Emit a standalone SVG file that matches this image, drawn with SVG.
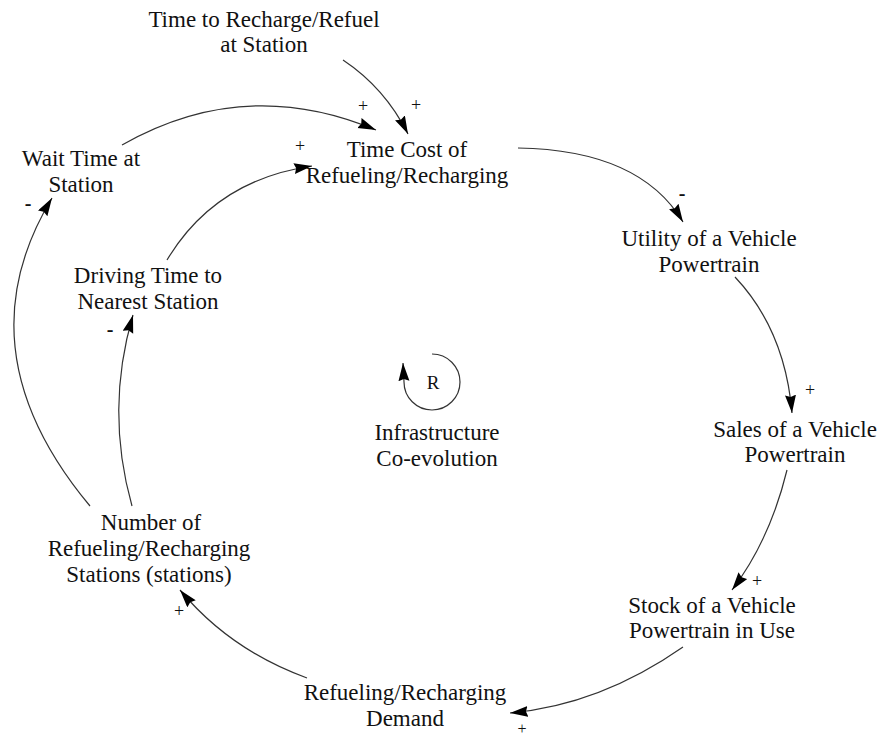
<svg xmlns="http://www.w3.org/2000/svg" width="882" height="738" viewBox="0 0 882 738">
<style>
.t{font-family:"Liberation Serif","Times New Roman",serif;font-size:23px;fill:#111;text-anchor:middle}
.p{font-family:"Liberation Serif","Times New Roman",serif;font-size:18px;fill:#111;text-anchor:middle}
.m{font-family:"Liberation Serif","Times New Roman",serif;font-size:20px;font-weight:bold;fill:#111;text-anchor:middle}
.c{fill:none;stroke:#333;stroke-width:1.2}
</style>
<defs>
<marker id="ah" markerUnits="userSpaceOnUse" markerWidth="19" markerHeight="12" refX="18" refY="5.5" orient="auto">
<path d="M0,0 L18,5.5 L0,11 L2,5.5 z" fill="#000"/>
</marker>
</defs>
<rect width="882" height="738" fill="#fff"/>
<g id="n-recharge-time"><text class="t" x="264" y="27">Time to Recharge/Refuel</text><text class="t" x="264" y="52">at Station</text></g>
<g id="n-time-cost"><text class="t" x="407" y="157">Time Cost of</text><text class="t" x="407" y="183">Refueling/Recharging</text></g>
<g id="n-wait"><text class="t" x="81" y="166">Wait Time at</text><text class="t" x="81" y="192">Station</text></g>
<g id="n-utility"><text class="t" x="709" y="246">Utility of a Vehicle</text><text class="t" x="709" y="272">Powertrain</text></g>
<g id="n-driving"><text class="t" x="148" y="283">Driving Time to</text><text class="t" x="148" y="309">Nearest Station</text></g>
<g id="n-sales"><text class="t" x="795" y="437">Sales of a Vehicle</text><text class="t" x="795" y="462">Powertrain</text></g>
<g id="n-loop"><text class="t" x="433" y="389" style="font-size:19px">R</text><text class="t" x="437" y="440">Infrastructure</text><text class="t" x="437" y="466">Co-evolution</text></g>
<g id="n-number"><text class="t" x="151" y="530">Number of</text><text class="t" x="149" y="556">Refueling/Recharging</text><text class="t" x="149" y="582">Stations (stations)</text></g>
<g id="n-stock"><text class="t" x="712" y="613">Stock of a Vehicle</text><text class="t" x="712" y="638">Powertrain in Use</text></g>
<g id="n-demand"><text class="t" x="405" y="700">Refueling/Recharging</text><text class="t" x="405" y="726">Demand</text></g>
<g id="connectors">
<path class="c" d="M343,60 Q385,88 408,134" marker-end="url(#ah)"/>
<path class="c" d="M122,145 Q245,75 376,130" marker-end="url(#ah)"/>
<path class="c" d="M167,260 Q215,180 312,166" marker-end="url(#ah)"/>
<path class="c" d="M518,148 Q640,150 683,222" marker-end="url(#ah)"/>
<path class="c" d="M735,277 Q785,330 792,413" marker-end="url(#ah)"/>
<path class="c" d="M787,470 Q770,540 732,590" marker-end="url(#ah)"/>
<path class="c" d="M683,647 Q600,705 510,713" marker-end="url(#ah)"/>
<path class="c" d="M307,678 Q230,650 180,590" marker-end="url(#ah)"/>
<path class="c" d="M132,506 Q105,410 133,315" marker-end="url(#ah)"/>
<path class="c" d="M90,506 Q-40,350 52,198" marker-end="url(#ah)"/>
<path class="c" d="M432,354 A28,28 0 1 1 404,382 L403,363" marker-end="url(#ah)"/>
<text class="p" x="416" y="111">+</text>
<text class="p" x="363" y="112">+</text>
<text class="p" x="300" y="152">+</text>
<text class="m" x="682" y="200">-</text>
<text class="p" x="810" y="396">+</text>
<text class="p" x="757" y="587">+</text>
<text class="p" x="522" y="734" style="font-size:16px">+</text>
<text class="p" x="179" y="617">+</text>
<text class="m" x="110" y="336">-</text>
<text class="m" x="28" y="210">-</text>
</g>
</svg>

▶ _Exercise brief_
Give back the whole listing as it stands, minus its pictures.

▶ _Finished answer_
Emit a standalone SVG file that matches this image, drawn with SVG.
<svg xmlns="http://www.w3.org/2000/svg" width="882" height="738" viewBox="0 0 882 738">
<style>
.t{font-family:"Liberation Serif","Times New Roman",serif;font-size:23px;fill:#111;text-anchor:middle}
.p{font-family:"Liberation Serif","Times New Roman",serif;font-size:18px;fill:#111;text-anchor:middle}
.m{font-family:"Liberation Serif","Times New Roman",serif;font-size:20px;font-weight:bold;fill:#111;text-anchor:middle}
.c{fill:none;stroke:#333;stroke-width:1.2}
</style>
<defs>
<marker id="ah" markerUnits="userSpaceOnUse" markerWidth="19" markerHeight="12" refX="18" refY="5.5" orient="auto">
<path d="M0,0 L18,5.5 L0,11 L2,5.5 z" fill="#000"/>
</marker>
</defs>
<rect width="882" height="738" fill="#fff"/>
<g id="n-recharge-time"><text class="t" x="264" y="27">Time to Recharge/Refuel</text><text class="t" x="264" y="52">at Station</text></g>
<g id="n-time-cost"><text class="t" x="407" y="157">Time Cost of</text><text class="t" x="407" y="183">Refueling/Recharging</text></g>
<g id="n-wait"><text class="t" x="81" y="166">Wait Time at</text><text class="t" x="81" y="192">Station</text></g>
<g id="n-utility"><text class="t" x="709" y="246">Utility of a Vehicle</text><text class="t" x="709" y="272">Powertrain</text></g>
<g id="n-driving"><text class="t" x="148" y="283">Driving Time to</text><text class="t" x="148" y="309">Nearest Station</text></g>
<g id="n-sales"><text class="t" x="795" y="437">Sales of a Vehicle</text><text class="t" x="795" y="462">Powertrain</text></g>
<g id="n-loop"><text class="t" x="433" y="389" style="font-size:19px">R</text><text class="t" x="437" y="440">Infrastructure</text><text class="t" x="437" y="466">Co-evolution</text></g>
<g id="n-number"><text class="t" x="151" y="530">Number of</text><text class="t" x="149" y="556">Refueling/Recharging</text><text class="t" x="149" y="582">Stations (stations)</text></g>
<g id="n-stock"><text class="t" x="712" y="613">Stock of a Vehicle</text><text class="t" x="712" y="638">Powertrain in Use</text></g>
<g id="n-demand"><text class="t" x="405" y="700">Refueling/Recharging</text><text class="t" x="405" y="726">Demand</text></g>
<g id="connectors">
<path class="c" d="M343,60 Q385,88 408,134" marker-end="url(#ah)"/>
<path class="c" d="M122,145 Q245,75 376,130" marker-end="url(#ah)"/>
<path class="c" d="M167,260 Q215,180 312,166" marker-end="url(#ah)"/>
<path class="c" d="M518,148 Q640,150 683,222" marker-end="url(#ah)"/>
<path class="c" d="M735,277 Q785,330 792,413" marker-end="url(#ah)"/>
<path class="c" d="M787,470 Q770,540 732,590" marker-end="url(#ah)"/>
<path class="c" d="M683,647 Q600,705 510,713" marker-end="url(#ah)"/>
<path class="c" d="M307,678 Q230,650 180,590" marker-end="url(#ah)"/>
<path class="c" d="M132,506 Q105,410 133,315" marker-end="url(#ah)"/>
<path class="c" d="M90,506 Q-40,350 52,198" marker-end="url(#ah)"/>
<path class="c" d="M432,354 A28,28 0 1 1 404,382 L403,363" marker-end="url(#ah)"/>
<text class="p" x="416" y="111">+</text>
<text class="p" x="363" y="112">+</text>
<text class="p" x="300" y="152">+</text>
<text class="m" x="682" y="200">-</text>
<text class="p" x="810" y="396">+</text>
<text class="p" x="757" y="587">+</text>
<text class="p" x="522" y="734" style="font-size:16px">+</text>
<text class="p" x="179" y="617">+</text>
<text class="m" x="110" y="336">-</text>
<text class="m" x="28" y="210">-</text>
</g>
</svg>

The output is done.